One possible lesson to be drawn from this is that technology eventually evolves the ability to deal with abuse. The older the system being attacked is, the more likely a sensible and effective set of countermeasures will be developed. Alternatively, it is possible that the more open approaches used by blogs and wikis are fundamentally more vulnerable to abuse.

Only time will tell.

Obviousness and patents

This week, the US Supreme Court issued a ruling related to the ‘obviousness’ test in patent filing. The case – KSR Int’l Co. v. Teleflex Inc. (PDF) – hinged on whether an automatic adjustment device for an accelerator pedal created by KSR infringed upon the patents of Teleflex. KSR argued that the combination of technologies was obvious, and that Teleflex could not claim royalties.

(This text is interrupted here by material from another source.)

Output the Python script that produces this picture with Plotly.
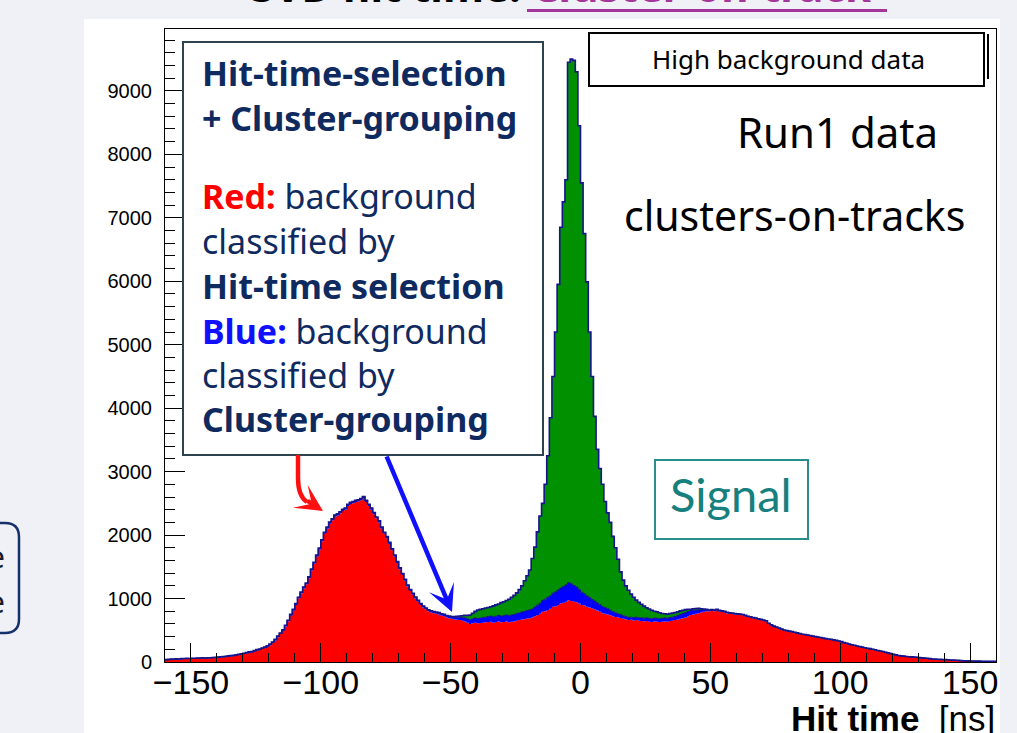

In order to maintain a fair and beneficial system, the condition that patents cover non-obvious innovations is highly important. The whole reason for granting patents is to foster innovation by granting temporary monopolies to innovators. Patents are meant to include enough information to allow a skilled practitioner to actually make the thing being patented. Under this system, inventors are meant to be willing to disclose the nature of what they have accomplished so that it might serve to aid the investigations of others. In exchange, they get legal rights over their invention for a defined period of time. This trade-off hardly makes sense when companies are permitted to patent trivial innovations, such as the much ridiculed patent awarded to Amazon.com for ‘one click shopping.’

Recently, there have been a good number of cases where the patent system is accomplishing something quite unlike this ideal. ‘Patent trolls‘ acquire patents of a broad and obvious kind, then wait for another company to release a successful product that arguably infringes on them. More often than not, the objective is simply to receive some kind of payment in return for ending the legal hassle. Of course, this interferes with the processes of innovation, as well as undermining the general credibility of the patent system. RIM and Vonage have both recently been targeted by such suits.

It seems sensible that patent offices should be more aggressive in their interpretations of what it means for an invention to be ‘novel’ and ‘non-obvious.’ As such, they would reduce the occurrences in which someone is unfairly granted rights over an idea that many other people have likely come up with, but not bothered to go through the process of trying to patent. It would also reduce the danger of patent trolling, particularly if the courts recognize that such behaviour can be predatory, and that the patent system ultimately exists to serve the public good.

PS. Slashdot has commented on the Supreme Court ruling. Most of these entries are also relevant.